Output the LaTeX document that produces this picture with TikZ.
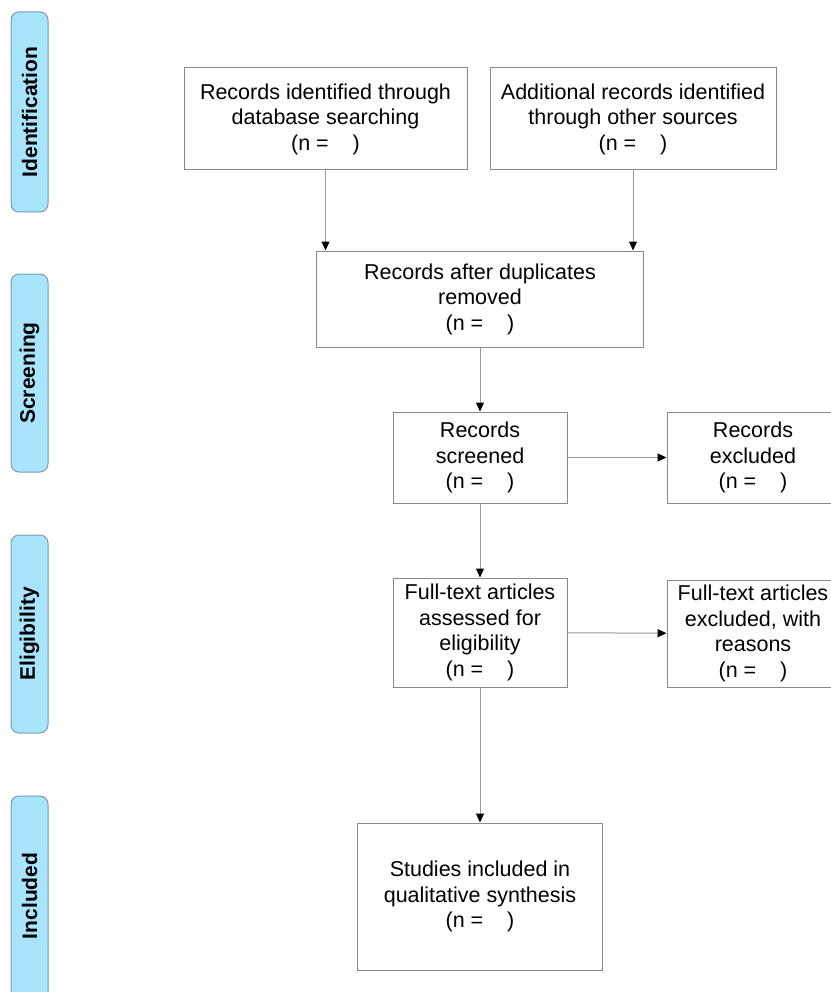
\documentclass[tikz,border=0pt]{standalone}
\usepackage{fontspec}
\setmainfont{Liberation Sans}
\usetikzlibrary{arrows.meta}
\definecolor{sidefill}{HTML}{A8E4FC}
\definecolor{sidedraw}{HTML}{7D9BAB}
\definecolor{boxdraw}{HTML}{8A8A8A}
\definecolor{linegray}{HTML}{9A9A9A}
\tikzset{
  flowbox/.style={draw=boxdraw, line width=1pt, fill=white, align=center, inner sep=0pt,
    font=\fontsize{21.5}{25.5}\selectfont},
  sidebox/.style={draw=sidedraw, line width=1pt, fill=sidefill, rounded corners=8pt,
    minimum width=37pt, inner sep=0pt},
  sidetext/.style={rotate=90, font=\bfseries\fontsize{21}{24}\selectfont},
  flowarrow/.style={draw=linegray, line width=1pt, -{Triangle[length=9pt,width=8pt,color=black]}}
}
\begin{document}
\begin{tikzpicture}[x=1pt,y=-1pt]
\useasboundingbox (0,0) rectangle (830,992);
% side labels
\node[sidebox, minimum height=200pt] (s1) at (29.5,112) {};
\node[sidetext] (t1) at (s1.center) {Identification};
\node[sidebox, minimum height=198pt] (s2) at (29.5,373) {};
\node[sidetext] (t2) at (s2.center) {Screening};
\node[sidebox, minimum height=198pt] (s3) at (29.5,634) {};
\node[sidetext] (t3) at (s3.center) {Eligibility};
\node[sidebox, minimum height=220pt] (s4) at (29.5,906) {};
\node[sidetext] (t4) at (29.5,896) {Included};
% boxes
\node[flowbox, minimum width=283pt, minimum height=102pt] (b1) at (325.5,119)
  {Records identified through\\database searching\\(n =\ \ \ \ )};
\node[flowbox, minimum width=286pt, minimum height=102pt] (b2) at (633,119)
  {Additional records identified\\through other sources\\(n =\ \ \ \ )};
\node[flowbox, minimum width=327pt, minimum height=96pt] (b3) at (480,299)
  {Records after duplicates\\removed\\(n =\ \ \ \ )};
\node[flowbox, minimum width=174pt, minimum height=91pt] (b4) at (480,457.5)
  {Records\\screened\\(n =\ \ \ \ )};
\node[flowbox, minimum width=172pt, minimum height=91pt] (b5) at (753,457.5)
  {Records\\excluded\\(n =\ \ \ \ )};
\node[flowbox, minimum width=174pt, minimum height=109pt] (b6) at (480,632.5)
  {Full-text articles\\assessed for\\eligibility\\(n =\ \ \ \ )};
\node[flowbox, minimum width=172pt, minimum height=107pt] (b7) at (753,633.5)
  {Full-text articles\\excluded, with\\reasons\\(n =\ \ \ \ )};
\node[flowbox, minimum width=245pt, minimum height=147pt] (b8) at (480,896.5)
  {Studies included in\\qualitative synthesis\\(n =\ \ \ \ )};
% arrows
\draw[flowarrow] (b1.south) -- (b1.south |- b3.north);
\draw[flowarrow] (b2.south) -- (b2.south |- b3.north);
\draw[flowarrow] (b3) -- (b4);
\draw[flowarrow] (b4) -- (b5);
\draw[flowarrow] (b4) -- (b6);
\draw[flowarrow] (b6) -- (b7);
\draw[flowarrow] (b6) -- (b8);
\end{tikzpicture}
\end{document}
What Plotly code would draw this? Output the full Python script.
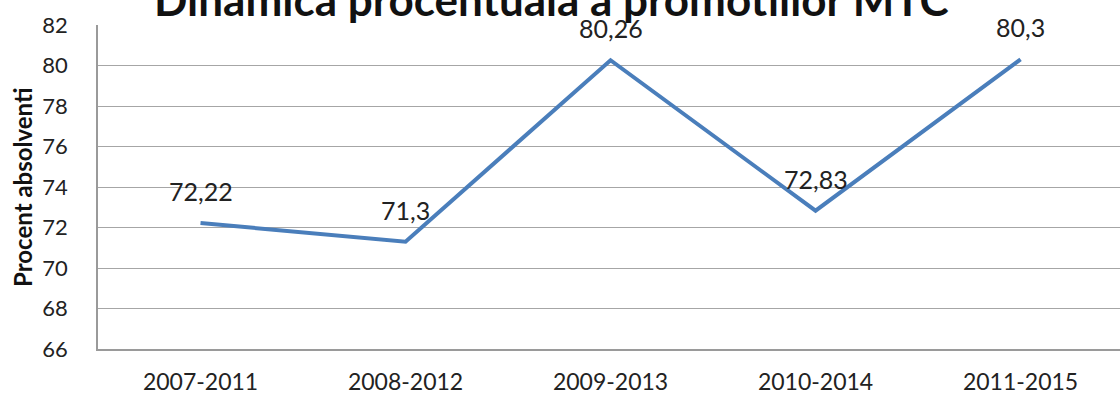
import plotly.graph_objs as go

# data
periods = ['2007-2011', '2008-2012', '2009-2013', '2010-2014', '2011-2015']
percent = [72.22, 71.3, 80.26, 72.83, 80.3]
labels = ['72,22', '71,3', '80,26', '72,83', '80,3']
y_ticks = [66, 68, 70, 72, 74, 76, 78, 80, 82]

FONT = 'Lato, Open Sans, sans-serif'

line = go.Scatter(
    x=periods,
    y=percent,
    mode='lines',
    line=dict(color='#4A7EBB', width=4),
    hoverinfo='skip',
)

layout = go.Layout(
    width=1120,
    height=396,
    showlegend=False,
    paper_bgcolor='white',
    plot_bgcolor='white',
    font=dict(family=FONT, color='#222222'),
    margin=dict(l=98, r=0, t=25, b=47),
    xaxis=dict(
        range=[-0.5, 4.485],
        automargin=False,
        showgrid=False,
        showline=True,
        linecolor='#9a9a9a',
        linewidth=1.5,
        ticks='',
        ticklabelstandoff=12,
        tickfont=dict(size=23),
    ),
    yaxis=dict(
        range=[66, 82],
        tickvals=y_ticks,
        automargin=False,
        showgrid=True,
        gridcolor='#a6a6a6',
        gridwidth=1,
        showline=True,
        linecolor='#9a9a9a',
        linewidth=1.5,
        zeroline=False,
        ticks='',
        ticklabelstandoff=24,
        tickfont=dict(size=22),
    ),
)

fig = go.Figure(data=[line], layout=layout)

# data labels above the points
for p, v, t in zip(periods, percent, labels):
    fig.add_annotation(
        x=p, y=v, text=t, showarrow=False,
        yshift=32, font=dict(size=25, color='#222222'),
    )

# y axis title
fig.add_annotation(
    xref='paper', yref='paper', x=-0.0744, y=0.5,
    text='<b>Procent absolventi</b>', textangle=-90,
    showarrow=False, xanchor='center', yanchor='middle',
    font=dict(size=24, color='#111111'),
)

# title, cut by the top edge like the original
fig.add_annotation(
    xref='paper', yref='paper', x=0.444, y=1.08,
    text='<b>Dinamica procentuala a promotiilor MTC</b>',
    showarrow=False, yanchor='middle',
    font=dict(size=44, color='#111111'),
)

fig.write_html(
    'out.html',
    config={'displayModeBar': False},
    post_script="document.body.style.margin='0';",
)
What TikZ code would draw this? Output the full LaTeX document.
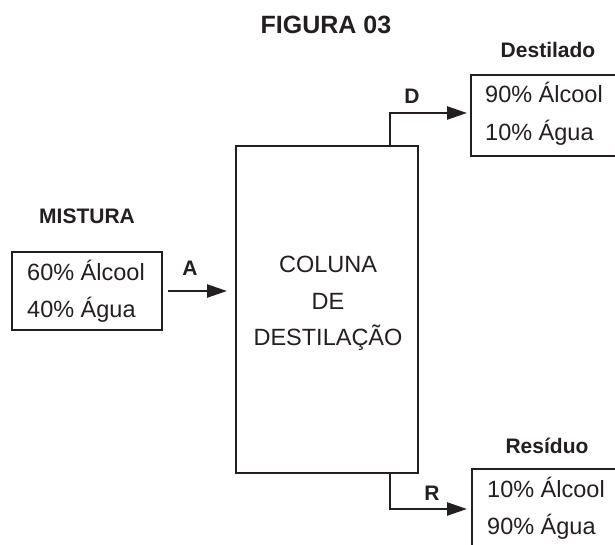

Stated task: Write every record out again exactly; no pictures belong in the copy.

Correct answer:
Output the LaTeX document that produces this picture with TikZ.
\documentclass[tikz,border=0pt]{standalone}
\usepackage{fontspec}
\setmainfont{Liberation Sans}
\usetikzlibrary{arrows.meta}
\definecolor{sidefill}{HTML}{A8E4FC}
\definecolor{sidedraw}{HTML}{7D9BAB}
\definecolor{boxdraw}{HTML}{8A8A8A}
\definecolor{linegray}{HTML}{9A9A9A}
\tikzset{
  flowbox/.style={draw=boxdraw, line width=1pt, fill=white, align=center, inner sep=0pt,
    font=\fontsize{21.5}{25.5}\selectfont},
  sidebox/.style={draw=sidedraw, line width=1pt, fill=sidefill, rounded corners=8pt,
    minimum width=37pt, inner sep=0pt},
  sidetext/.style={rotate=90, font=\bfseries\fontsize{21}{24}\selectfont},
  flowarrow/.style={draw=linegray, line width=1pt, -{Triangle[length=9pt,width=8pt,color=black]}}
}
\begin{document}
\begin{tikzpicture}[x=1pt,y=-1pt]
\useasboundingbox (0,0) rectangle (830,992);
% side labels
\node[sidebox, minimum height=200pt] (s1) at (29.5,112) {};
\node[sidetext] (t1) at (s1.center) {Identification};
\node[sidebox, minimum height=198pt] (s2) at (29.5,373) {};
\node[sidetext] (t2) at (s2.center) {Screening};
\node[sidebox, minimum height=198pt] (s3) at (29.5,634) {};
\node[sidetext] (t3) at (s3.center) {Eligibility};
\node[sidebox, minimum height=220pt] (s4) at (29.5,906) {};
\node[sidetext] (t4) at (29.5,896) {Included};
% boxes
\node[flowbox, minimum width=283pt, minimum height=102pt] (b1) at (325.5,119)
  {Records identified through\\database searching\\(n =\ \ \ \ )};
\node[flowbox, minimum width=286pt, minimum height=102pt] (b2) at (633,119)
  {Additional records identified\\through other sources\\(n =\ \ \ \ )};
\node[flowbox, minimum width=327pt, minimum height=96pt] (b3) at (480,299)
  {Records after duplicates\\removed\\(n =\ \ \ \ )};
\node[flowbox, minimum width=174pt, minimum height=91pt] (b4) at (480,457.5)
  {Records\\screened\\(n =\ \ \ \ )};
\node[flowbox, minimum width=172pt, minimum height=91pt] (b5) at (753,457.5)
  {Records\\excluded\\(n =\ \ \ \ )};
\node[flowbox, minimum width=174pt, minimum height=109pt] (b6) at (480,632.5)
  {Full-text articles\\assessed for\\eligibility\\(n =\ \ \ \ )};
\node[flowbox, minimum width=172pt, minimum height=107pt] (b7) at (753,633.5)
  {Full-text articles\\excluded, with\\reasons\\(n =\ \ \ \ )};
\node[flowbox, minimum width=245pt, minimum height=147pt] (b8) at (480,896.5)
  {Studies included in\\qualitative synthesis\\(n =\ \ \ \ )};
% arrows
\draw[flowarrow] (b1.south) -- (b1.south |- b3.north);
\draw[flowarrow] (b2.south) -- (b2.south |- b3.north);
\draw[flowarrow] (b3) -- (b4);
\draw[flowarrow] (b4) -- (b5);
\draw[flowarrow] (b4) -- (b6);
\draw[flowarrow] (b6) -- (b7);
\draw[flowarrow] (b6) -- (b8);
\end{tikzpicture}
\end{document}
What Plotly code would draw this? Output the full Python script.
import plotly.graph_objs as go

# data
periods = ['2007-2011', '2008-2012', '2009-2013', '2010-2014', '2011-2015']
percent = [72.22, 71.3, 80.26, 72.83, 80.3]
labels = ['72,22', '71,3', '80,26', '72,83', '80,3']
y_ticks = [66, 68, 70, 72, 74, 76, 78, 80, 82]

FONT = 'Lato, Open Sans, sans-serif'

line = go.Scatter(
    x=periods,
    y=percent,
    mode='lines',
    line=dict(color='#4A7EBB', width=4),
    hoverinfo='skip',
)

layout = go.Layout(
    width=1120,
    height=396,
    showlegend=False,
    paper_bgcolor='white',
    plot_bgcolor='white',
    font=dict(family=FONT, color='#222222'),
    margin=dict(l=98, r=0, t=25, b=47),
    xaxis=dict(
        range=[-0.5, 4.485],
        automargin=False,
        showgrid=False,
        showline=True,
        linecolor='#9a9a9a',
        linewidth=1.5,
        ticks='',
        ticklabelstandoff=12,
        tickfont=dict(size=23),
    ),
    yaxis=dict(
        range=[66, 82],
        tickvals=y_ticks,
        automargin=False,
        showgrid=True,
        gridcolor='#a6a6a6',
        gridwidth=1,
        showline=True,
        linecolor='#9a9a9a',
        linewidth=1.5,
        zeroline=False,
        ticks='',
        ticklabelstandoff=24,
        tickfont=dict(size=22),
    ),
)

fig = go.Figure(data=[line], layout=layout)

# data labels above the points
for p, v, t in zip(periods, percent, labels):
    fig.add_annotation(
        x=p, y=v, text=t, showarrow=False,
        yshift=32, font=dict(size=25, color='#222222'),
    )

# y axis title
fig.add_annotation(
    xref='paper', yref='paper', x=-0.0744, y=0.5,
    text='<b>Procent absolventi</b>', textangle=-90,
    showarrow=False, xanchor='center', yanchor='middle',
    font=dict(size=24, color='#111111'),
)

# title, cut by the top edge like the original
fig.add_annotation(
    xref='paper', yref='paper', x=0.444, y=1.08,
    text='<b>Dinamica procentuala a promotiilor MTC</b>',
    showarrow=False, yanchor='middle',
    font=dict(size=44, color='#111111'),
)

fig.write_html(
    'out.html',
    config={'displayModeBar': False},
    post_script="document.body.style.margin='0';",
)
What TikZ code would draw this? Output the full LaTeX document.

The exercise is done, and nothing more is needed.